When we have to feel what we don't want to feel, it gets tough. I'm experiencing this on my own skin right now, writing IRKADURA. There are places there where I don't want to go, emotions I don't want to experience, so instead of writing 3,000 words in 4 hours, my normal writing speed, it takes me 9 hours to write 2,000 words, and it's awful. I'm not blocked, I simply don't want to feel that stuff because I'm over it, and it's painful, and because when I do make myself feel it, I don't just kinda feel it, I feel it like it's fucking real and I'm there! So. Hopefully when I'm done with it, it will make for a good book because of how much I poured into it, but interestingly enough this conundrum doesn't stop me anymore. For my future books, I now know what I'm in for. I can pick and choose what to write depending of what I want to feel, and I want to feel funny with a touch of macabre. That's what ROSEHEAD was to me (it's so close to being done so I can publish it!) - I loved writing it, I wrote it fast, and I loved reading it, I mean, when I got it back from my editor, I read it in two gulps and I laughed so hard (at my own writing!) that I almost peed my pants.
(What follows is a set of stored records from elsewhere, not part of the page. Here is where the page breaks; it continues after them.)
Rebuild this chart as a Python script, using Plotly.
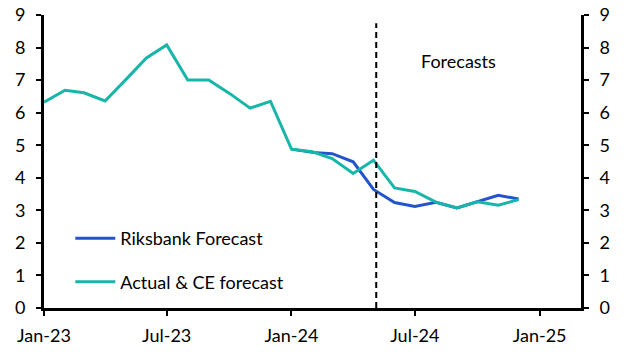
import plotly.graph_objects as go

months_actual = ["2023-01-01","2023-02-01","2023-03-01","2023-04-01","2023-05-01","2023-06-01",
                 "2023-07-01","2023-08-01","2023-09-01","2023-10-01","2023-11-01","2023-12-01",
                 "2024-01-01","2024-02-01","2024-03-01","2024-04-01","2024-05-01","2024-06-01",
                 "2024-07-01","2024-08-01","2024-09-01","2024-10-01","2024-11-01","2024-12-01"]
actual_ce = [6.32, 6.69, 6.61, 6.36, 7.0, 7.68, 8.08, 7.0, 7.0, 6.6, 6.14, 6.35,
             4.88, 4.8, 4.59, 4.13, 4.54, 3.69, 3.58, 3.25, 3.07, 3.26, 3.16, 3.33]

months_riks = ["2024-01-01","2024-02-01","2024-03-01","2024-04-01","2024-05-01","2024-06-01",
               "2024-07-01","2024-08-01","2024-09-01","2024-10-01","2024-11-01","2024-12-01"]
riksbank = [4.88, 4.78, 4.74, 4.49, 3.64, 3.24, 3.12, 3.25, 3.07, 3.26, 3.46, 3.35]

y_ticks = [0, 1, 2, 3, 4, 5, 6, 7, 8, 9]
x_tick_dates = ["2023-01-01", "2023-07-01", "2024-01-01", "2024-07-01", "2025-01-01"]
x_tick_labels = ["Jan-23", "Jul-23", "Jan-24", "Jul-24", "Jan-25"]
forecast_start = "2024-05-05"

BLUE = "#2354CC"
TEAL = "#17B6A9"
FONT = "Lato"
FS = 18

fig = go.Figure()
fig.add_trace(go.Scatter(x=months_riks, y=riksbank, mode="lines", name="Riksbank Forecast",
                         line=dict(color=BLUE, width=3), legendgroup="a"))
fig.add_trace(go.Scatter(x=months_actual, y=actual_ce, mode="lines", name="Actual & CE forecast",
                         line=dict(color=TEAL, width=3), legendgroup="b"))
fig.add_trace(go.Scatter(x=months_actual, y=actual_ce, yaxis="y2", mode="lines",
                         line=dict(color="rgba(0,0,0,0)", width=0), showlegend=False,
                         hoverinfo="skip"))

fig.add_shape(type="line", xref="x", yref="y", x0=forecast_start, x1=forecast_start,
              y0=0, y1=8.75, line=dict(color="black", width=2, dash="6px,4px"))
fig.add_annotation(x="2024-09-04", y=7.6, xref="x", yref="y", text="Forecasts",
                   showarrow=False, font=dict(family=FONT, size=FS, color="black"))

axis_common = dict(range=[0, 9], tickvals=y_ticks, showgrid=False, zeroline=False,
                   showline=True, linecolor="black", linewidth=3, ticks="outside",
                   ticklen=5, tickwidth=2, tickcolor="black", automargin=False,
                   ticklabelstandoff=7,
                   tickfont=dict(family=FONT, size=FS, color="black"))

fig.update_layout(
    width=626, height=360,
    margin=dict(l=44, r=45, t=15, b=52),
    paper_bgcolor="white", plot_bgcolor="white",
    xaxis=dict(type="date", range=["2023-01-01", "2025-03-03"], tickvals=x_tick_dates,
               ticktext=x_tick_labels, showgrid=False, zeroline=False, showline=True,
               linecolor="black", linewidth=3, ticks="outside", ticklen=5, tickwidth=2,
               tickcolor="black", automargin=False, ticklabelstandoff=4,
               tickfont=dict(family=FONT, size=FS, color="black")),
    yaxis=dict(side="left", **axis_common),
    yaxis2=dict(side="right", overlaying="y", **axis_common),
    legend=dict(x=0.049, y=0.3, xanchor="left", yanchor="top", bgcolor="rgba(0,0,0,0)",
                font=dict(family=FONT, size=FS, color="black"), itemwidth=40,
                tracegroupgap=17),
    showlegend=True,
)

fig.write_html("out.html", config={"displayModeBar": False},
               post_script="document.body.style.margin='0';document.body.style.overflow='hidden';")
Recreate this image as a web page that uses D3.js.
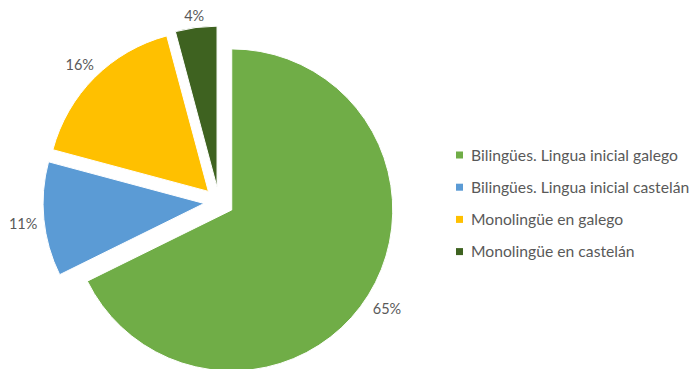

I chose to write IRKADURA because a dear friend writer asked me to, and I will do it, but it's taking a toll because I'm still green, I'm not as good of an actress yet (by actress, I mean, being able to get in and out of the character at will), but I love it because I found a way to enjoy it, I made Irka, the main character, bitterly sarcastic. She is mute, so she thinks these outrageous things into people's faces, when they can't hear what she thinks and talk to her like she's an idiot. So this is why it's tough, because it's tough to feel. If you feel it's hard for you, consider the simple fact that it might be because you don't want to experience just now what your characters experience, and you will learn with time and practice to slide in and out of different emotional states faster and faster. I think that's what constitutes a professional writer. A professional writer can write about anything.
So. Feel. Feel everything you can, and then write it down. Without emotions you will struggle, or you will write dry books that are hard to read, because they don't touch us where we want to be touched, in our heart. Albeit, of course, if you're writing about mating habits of mosquitoes, you might need to remain placid, because, hey, I don't think mosquitoes feel much when they fuck do they?